Gary M. Galles – March 31, 2019
For as long as politicians have claimed to represent “the people,” their power has relied on the idea that governing is too complicated or sophisticated to leave to ordinary people.
Common Sense, Not Rocket Science
This, however, was not the understanding of our founding generation. For instance, Cato’s Letters, “the most popular, quotable, esteemed source of political ideas in the colonial period,” according to Clinton Rossiter, said, “The principles of government lie open to common sense; but people are taught not to think of them at all, or to think of them wrong.” Rather than needing people with special, higher understanding to take charge of us, “Every ploughman knows a good government from a bad one…whether the fruits of his labor be his own, and whether he enjoys them in peace and security.”
Experience reinforces our Founders’ view. The errors that degrade government policy choices are not sophisticated ones requiring insights “far beyond those of mortal men” from political Supermen. They are basic errors of logic and economic principles. The sophistication comes in how those errors are disguised from or misrepresented to those to be ruled as a result.
Further, such government deceptions have far worse consequences than our personal self-deceptions. We learn from them because we must bear the consequences of our blunders. The same is not true of politicians. Government’s fingers also invade uncountable areas, with trillions of dollars involved. And misrepresenting issues to create political support, following the adage that “figures don’t lie, but liars figure,” is far surer to reduce citizens’ general welfare than advance it.
Consider the abuse of benefit-cost analysis in evaluating government policies. From a technique to organize and clarify our judgments, which Ben Franklin used a version of, it has morphed into a systematic way of misrepresenting reality in the desired political direction. Big government backers routinely count multiplier effects where the government spends money while ignoring that raising the money has similar effects in the opposite directions.
They ignore relevant costs (say, by treating resources already owned by the government as costless even though they have valuable alternative uses). Double counting of benefits is endemic (e.g., counting jobs created and income generated as if they are separate benefits when those are really two different ways of counting the same thing twice).
Costs and completion dates are massively underestimated, overstating benefits (that don’t start until later than promised) and understating costs (California’s bullet train offers an excellent illustration). The implied higher taxes in the future created by deficits and growing debt are routinely ignored. And those are just for starters.
Using misrepresentation upon misrepresentation, “analysts”—who know “they will never work in this town again” unless they reach the answers their employers want—can reverse-engineer the assumptions necessary to produce them.
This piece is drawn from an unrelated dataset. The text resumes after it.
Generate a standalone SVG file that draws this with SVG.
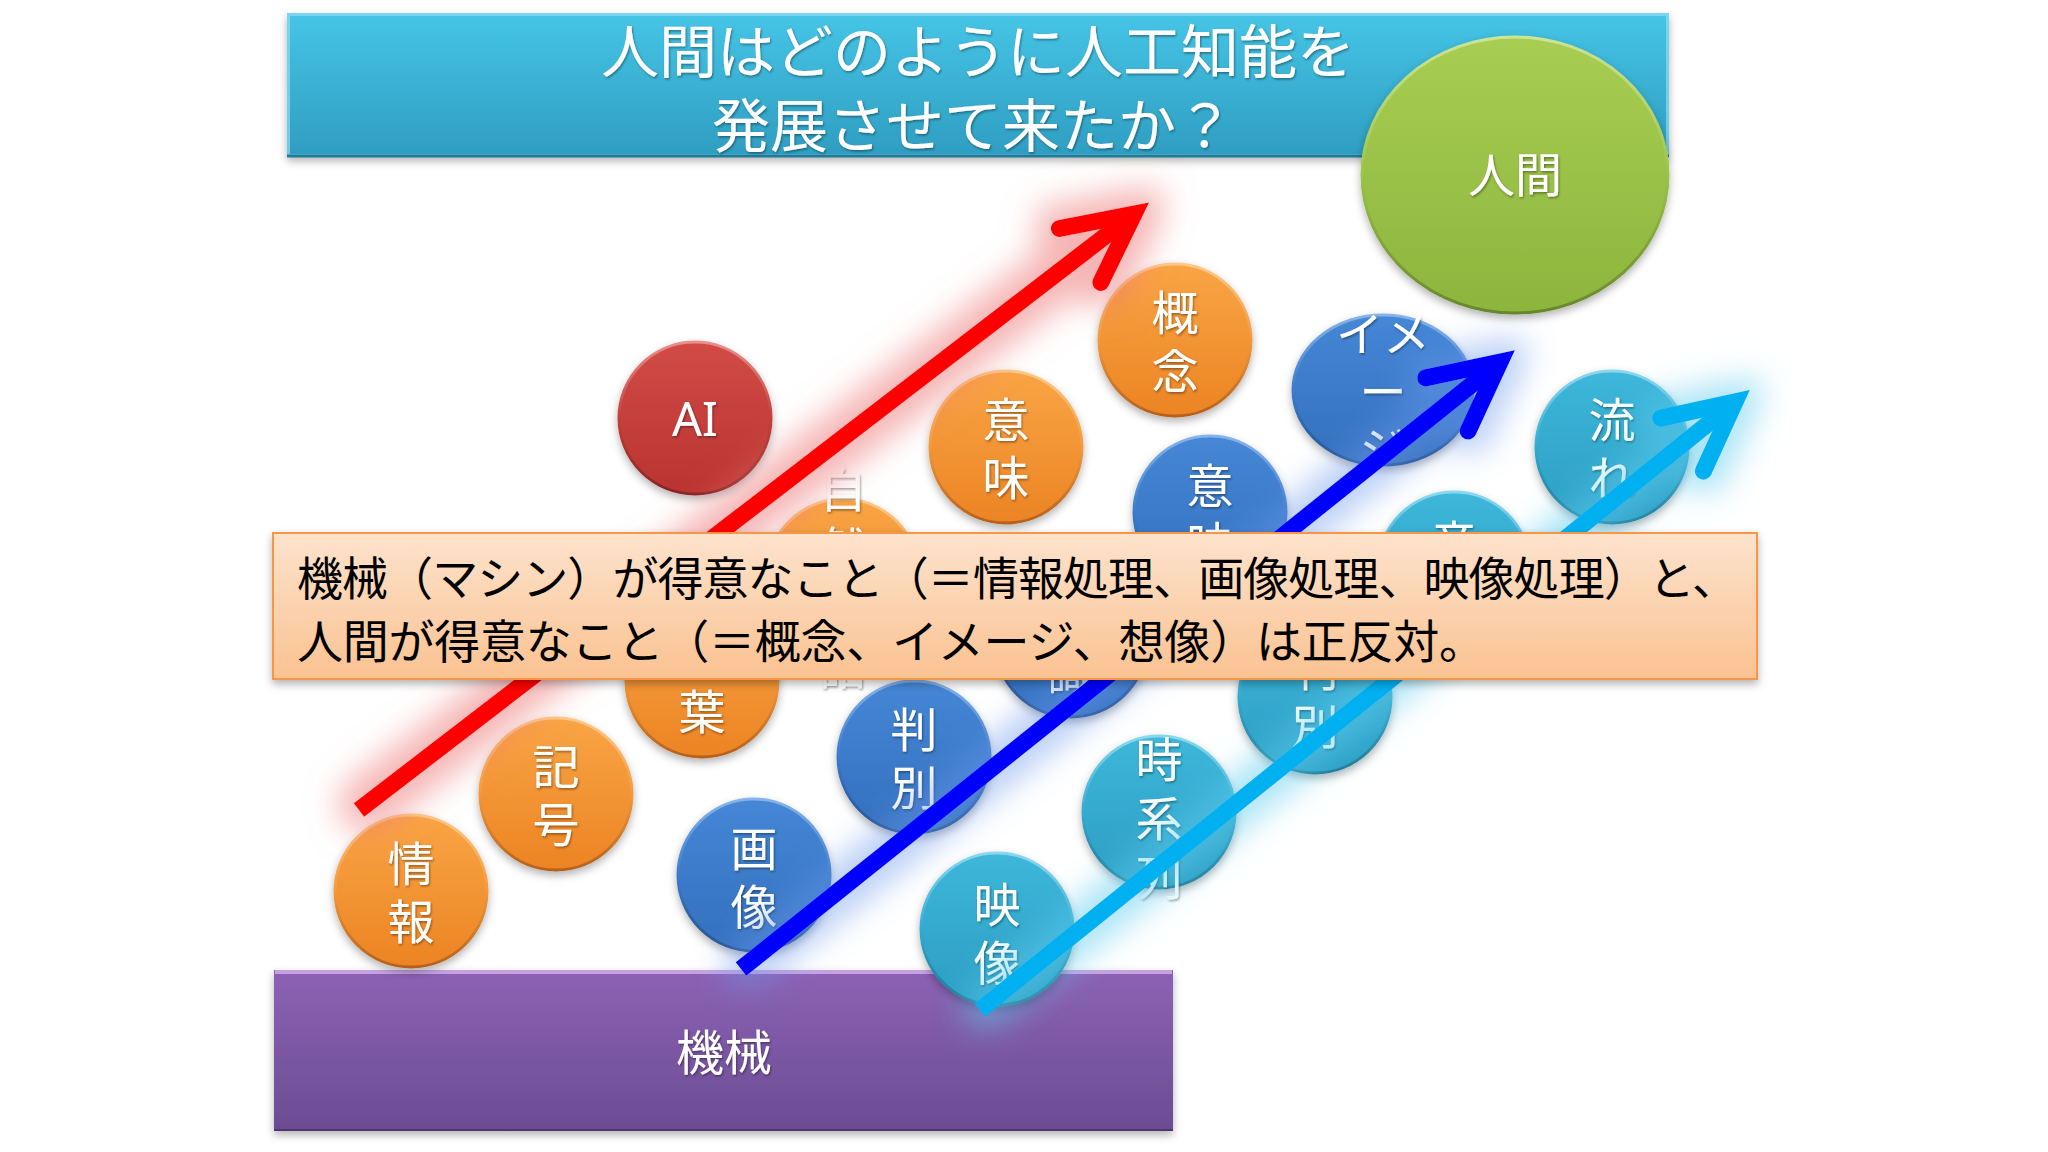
<svg xmlns="http://www.w3.org/2000/svg" width="2048" height="1152" viewBox="0 0 2048 1152">
<defs>
<style>
.bt{font-family:"Noto Sans CJK JP","Noto Sans",sans-serif;font-size:47px;fill:#fff;text-anchor:middle;dominant-baseline:central;filter:url(#tsh)}
.ttl{font-family:"Noto Sans CJK JP",sans-serif;font-size:58px;fill:#fff;text-anchor:middle;dominant-baseline:central;filter:url(#tsh)}
.note{font-family:"Noto Sans CJK JP",sans-serif;font-size:46px;fill:#000;dominant-baseline:central}
.b-or{fill:url(#gOr);stroke:url(#rOr);stroke-width:3;filter:url(#sh)}
.b-rd{fill:url(#gRd);stroke:url(#rRd);stroke-width:3;filter:url(#sh)}
.b-bl{fill:url(#gBl);stroke:url(#rBl);stroke-width:3;filter:url(#sh)}
.b-cy{fill:url(#gCy);stroke:url(#rCy);stroke-width:3;filter:url(#sh)}
.b-gr{fill:url(#gGr);stroke:url(#rGr);stroke-width:3;filter:url(#sh)}
.shaft{fill:none;stroke-width:17;stroke-linecap:butt}
</style>
<linearGradient id="gOr" x1="0" y1="0" x2="0" y2="1"><stop offset="0" stop-color="#F9A545"/><stop offset="1" stop-color="#EC8424"/></linearGradient>
<linearGradient id="rOr" x1="0" y1="0" x2="0" y2="1"><stop offset="0" stop-color="#FCC888"/><stop offset="0.5" stop-color="#F29A3C"/><stop offset="1" stop-color="#B5601A"/></linearGradient>
<linearGradient id="gRd" x1="0" y1="0" x2="0" y2="1"><stop offset="0" stop-color="#D24B46"/><stop offset="1" stop-color="#B93431"/></linearGradient>
<linearGradient id="rRd" x1="0" y1="0" x2="0" y2="1"><stop offset="0" stop-color="#E8908C"/><stop offset="0.5" stop-color="#C53E3A"/><stop offset="1" stop-color="#872422"/></linearGradient>
<linearGradient id="gBl" x1="0" y1="0" x2="0" y2="1"><stop offset="0" stop-color="#4587D6"/><stop offset="1" stop-color="#336FBD"/></linearGradient>
<linearGradient id="rBl" x1="0" y1="0" x2="0" y2="1"><stop offset="0" stop-color="#86B3EA"/><stop offset="0.5" stop-color="#3C7BCB"/><stop offset="1" stop-color="#24508C"/></linearGradient>
<linearGradient id="gCy" x1="0" y1="0" x2="0" y2="1"><stop offset="0" stop-color="#3DB7DA"/><stop offset="1" stop-color="#2B9DC2"/></linearGradient>
<linearGradient id="rCy" x1="0" y1="0" x2="0" y2="1"><stop offset="0" stop-color="#8AD8EE"/><stop offset="0.5" stop-color="#34AAD0"/><stop offset="1" stop-color="#1E7591"/></linearGradient>
<linearGradient id="gGr" x1="0" y1="0" x2="0" y2="1"><stop offset="0" stop-color="#A8CD52"/><stop offset="1" stop-color="#8DB53D"/></linearGradient>
<linearGradient id="rGr" x1="0" y1="0" x2="0" y2="1"><stop offset="0" stop-color="#CCE595"/><stop offset="0.5" stop-color="#9BC448"/><stop offset="1" stop-color="#67862A"/></linearGradient>
<linearGradient id="gTitle" x1="0" y1="0" x2="0" y2="1"><stop offset="0" stop-color="#46C5E6"/><stop offset="1" stop-color="#2E9DC1"/></linearGradient>
<linearGradient id="gPur" x1="0" y1="0" x2="0" y2="1"><stop offset="0" stop-color="#8C62B5"/><stop offset="1" stop-color="#6B4C92"/></linearGradient>
<linearGradient id="gNote" x1="0" y1="0" x2="0" y2="1"><stop offset="0" stop-color="#FDE3CD"/><stop offset="1" stop-color="#FAC291"/></linearGradient>
<filter id="sh" x="-20%" y="-20%" width="140%" height="140%"><feDropShadow dx="0" dy="4" stdDeviation="4" flood-color="#000" flood-opacity="0.3"/></filter>
<filter id="tsh" x="-20%" y="-20%" width="140%" height="140%"><feDropShadow dx="1" dy="1.5" stdDeviation="1" flood-color="#000" flood-opacity="0.4"/></filter>
<filter id="glowR" filterUnits="userSpaceOnUse" x="0" y="0" width="2048" height="1152">
<feMorphology in="SourceAlpha" operator="dilate" radius="14" result="d"/>
<feGaussianBlur in="d" stdDeviation="16" result="b"/>
<feFlood flood-color="#EE7878" flood-opacity="0.55"/>
<feComposite in2="b" operator="in" result="g"/>
<feMerge><feMergeNode in="g"/><feMergeNode in="SourceGraphic"/></feMerge>
</filter>
<filter id="glowB" filterUnits="userSpaceOnUse" x="0" y="0" width="2048" height="1152">
<feMorphology in="SourceAlpha" operator="dilate" radius="12" result="d"/>
<feGaussianBlur in="d" stdDeviation="15" result="b"/>
<feFlood flood-color="#6A98EC" flood-opacity="0.45"/>
<feComposite in2="b" operator="in" result="g"/>
<feMerge><feMergeNode in="g"/><feMergeNode in="SourceGraphic"/></feMerge>
</filter>
<filter id="glowC" filterUnits="userSpaceOnUse" x="0" y="0" width="2048" height="1152">
<feMorphology in="SourceAlpha" operator="dilate" radius="12" result="d"/>
<feGaussianBlur in="d" stdDeviation="15" result="b"/>
<feFlood flood-color="#5CCDF0" flood-opacity="0.5"/>
<feComposite in2="b" operator="in" result="g"/>
<feMerge><feMergeNode in="g"/><feMergeNode in="SourceGraphic"/></feMerge>
</filter>
<marker id="mR" markerUnits="userSpaceOnUse" orient="auto" overflow="visible" refX="0" refY="0" markerWidth="10" markerHeight="10"><path d="M-68,-34 L0,0 L-68,34" fill="none" stroke="#FF0000" stroke-width="17" stroke-linecap="round" stroke-linejoin="miter"/></marker>
<marker id="mB" markerUnits="userSpaceOnUse" orient="auto" overflow="visible" refX="0" refY="0" markerWidth="10" markerHeight="10"><path d="M-68,-34 L0,0 L-68,34" fill="none" stroke="#0000FF" stroke-width="17" stroke-linecap="round" stroke-linejoin="miter"/></marker>
<marker id="mC" markerUnits="userSpaceOnUse" orient="auto" overflow="visible" refX="0" refY="0" markerWidth="10" markerHeight="10"><path d="M-68,-34 L0,0 L-68,34" fill="none" stroke="#00B0F0" stroke-width="17" stroke-linecap="round" stroke-linejoin="miter"/></marker>
</defs>
<rect width="2048" height="1152" fill="#fff"/>

<g id="title">
<rect x="287" y="13" width="1382" height="144" fill="url(#gTitle)" filter="url(#sh)"/>
<rect x="288.5" y="14.5" width="1379" height="141" fill="none" stroke="#8FDDF2" stroke-width="3" stroke-opacity="0.7"/>
<line x1="287" y1="156" x2="1669" y2="156" stroke="#1E7C9A" stroke-width="3"/>
<text class="ttl" x="978" y="48">人間はどのように人工知能を</text>
<text class="ttl" x="973" y="122">発展させて来たか？</text>
</g>

<g id="machine">
<rect x="274" y="970" width="899" height="161" fill="url(#gPur)" filter="url(#sh)"/>
<line x1="275" y1="972" x2="1172" y2="972" stroke="#C6A2E4" stroke-width="4"/>
<line x1="274" y1="1130" x2="1173" y2="1130" stroke="#4F3670" stroke-width="2"/>
<text class="bt" x="724" y="1049" style="font-size:48px">機械</text>
</g>

<g id="human">
<ellipse class="b-gr" cx="1515" cy="175" rx="153" ry="138"/>
<text class="bt" x="1515" y="171">人間</text>
</g>

<g id="n-jouhou"><circle class="b-or" cx="411" cy="891" r="76"/><text class="bt"><tspan x="411" y="860">情</tspan><tspan x="411" y="918">報</tspan></text></g>
<g id="n-kigou"><circle class="b-or" cx="556" cy="794" r="76"/><text class="bt"><tspan x="556" y="763">記</tspan><tspan x="556" y="821">号</tspan></text></g>
<g id="n-kotoba"><circle class="b-or" cx="702" cy="681" r="76"/><text class="bt"><tspan x="702" y="650">言</tspan><tspan x="702" y="708">葉</tspan></text></g>
<g id="n-shizengengo"><circle class="b-or" cx="843" cy="575" r="76"/><text class="bt"><tspan x="843" y="486">自</tspan><tspan x="843" y="545">然</tspan><tspan x="843" y="604">言</tspan><tspan x="843" y="663">語</tspan></text></g>
<g id="n-imi1"><circle class="b-or" cx="1006" cy="447" r="76"/><text class="bt"><tspan x="1006" y="416">意</tspan><tspan x="1006" y="474">味</tspan></text></g>
<g id="n-gainen"><circle class="b-or" cx="1175" cy="340" r="76"/><text class="bt"><tspan x="1175" y="309">概</tspan><tspan x="1175" y="367">念</tspan></text></g>
<g id="n-ai"><circle class="b-rd" cx="695" cy="418" r="76"/><text class="bt" x="695" y="418" style="font-family:'Noto Sans',sans-serif">AI</text></g>

<g id="n-gazou"><circle class="b-bl" cx="754" cy="875" r="76"/><text class="bt"><tspan x="754" y="845">画</tspan><tspan x="754" y="903">像</tspan></text></g>
<g id="n-hanbetsu1"><circle class="b-bl" cx="914" cy="757" r="76"/><text class="bt"><tspan x="914" y="726">判</tspan><tspan x="914" y="784">別</tspan></text></g>
<g id="n-ninshiki"><circle class="b-bl" cx="1071" cy="641" r="76"/><text class="bt"><tspan x="1071" y="610">認</tspan><tspan x="1071" y="668">識</tspan></text></g>
<g id="n-imi2"><circle class="b-bl" cx="1210" cy="512" r="76"/><text class="bt"><tspan x="1210" y="482">意</tspan><tspan x="1210" y="540">味</tspan></text></g>
<g id="n-image"><ellipse class="b-bl" cx="1383" cy="390" rx="90" ry="75"/><text class="bt"><tspan x="1383" y="330">イメ</tspan><tspan x="1383" y="388">ー</tspan><tspan x="1383" y="445">ジ</tspan></text></g>

<g id="n-eizou"><circle class="b-cy" cx="997" cy="929" r="76"/><text class="bt"><tspan x="997" y="901">映</tspan><tspan x="997" y="959">像</tspan></text></g>
<g id="n-jikeiretsu"><circle class="b-cy" cx="1159" cy="812" r="76"/><text class="bt"><tspan x="1159" y="756">時</tspan><tspan x="1159" y="815">系</tspan><tspan x="1159" y="874">列</tspan></text></g>
<g id="n-hanbetsu2"><circle class="b-cy" cx="1315" cy="697" r="76"/><text class="bt"><tspan x="1315" y="665">判</tspan><tspan x="1315" y="723">別</tspan></text></g>
<g id="n-onsei"><circle class="b-cy" cx="1454" cy="568" r="76"/><text class="bt"><tspan x="1454" y="539">音</tspan><tspan x="1454" y="597">声</tspan></text></g>
<g id="n-nagare"><circle class="b-cy" cx="1612" cy="447" r="76"/><text class="bt"><tspan x="1612" y="416">流</tspan><tspan x="1612" y="474">れ</tspan></text></g>

<g id="connectors">
<g filter="url(#glowR)"><line class="shaft" x1="359" y1="810" x2="1134" y2="214" stroke="#FF0000" marker-end="url(#mR)"/></g>
<g filter="url(#glowB)"><line class="shaft" x1="741" y1="969" x2="1500" y2="362" stroke="#0000FF" marker-end="url(#mB)"/></g>
<g filter="url(#glowC)"><line class="shaft" x1="980" y1="1010" x2="1735" y2="402" stroke="#00B0F0" marker-end="url(#mC)"/></g>
</g>

<g id="note">
<rect x="273" y="533" width="1484" height="146" fill="url(#gNote)" stroke="#F79646" stroke-width="2" filter="url(#sh)"/>
<text class="note" x="297" y="575" textLength="1441" lengthAdjust="spacing">機械（マシン）が得意なこと（＝情報処理、画像処理、映像処理）と、</text>
<text class="note" x="297" y="638" textLength="1188" lengthAdjust="spacing">人間が得意なこと（＝概念、イメージ、想像）は正反対。</text>
</g>
</svg>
But they have little relationship to reality and provide virtually no useful guidance.
Backward Fundraising for Massive Spending Proposals
The latest illustration of such massively costly simple errors comes from the Green New Deal and other proposals, such as Medicare for All, free child care, and free higher education, all to be paid for through taxes on “the rich.” Proponents always assert that the rich have enough to pay for each particular piece of their pipedream. But a dollar taken for one of those proposals cannot also finance other proposals, and there are not enough tax dollars to do everything proposed.
Ed Morrissey reports that economists Emmanuel Saez and Gabriel Zucman, primary supporters of Elizabeth Warren’s proposed wealth tax, estimated that it could raise up to $2.75 trillion over 10 years. But Medicare for All is estimated to cost $32 trillion over the same period. Even that draconian tax cannot even approach paying for it. And that basic mathematics error is compounded when those same dollars are also represented as able to pay for other promised programs (whose cumulative cost may be $93 trillion over a decade).
Alternatively, if the government took the wealth of every US billionaire, it could cover only about nine months of federal outlays, and only once, which could not finance multiple massive increases in government spending.
Government, supposedly the advancer of our well-being, routinely relies on logical errors, misrepresentations, and even basic arithmetic mistakes to justify its policies and proposals. Such manipulation advances the interests of those in government and their favorites, not Americans’ general welfare. As Thomas Sowell has written, “When you want to help people, you tell them the truth.”
Can anything good be inferred from how incredibly distant politicians are from that standard?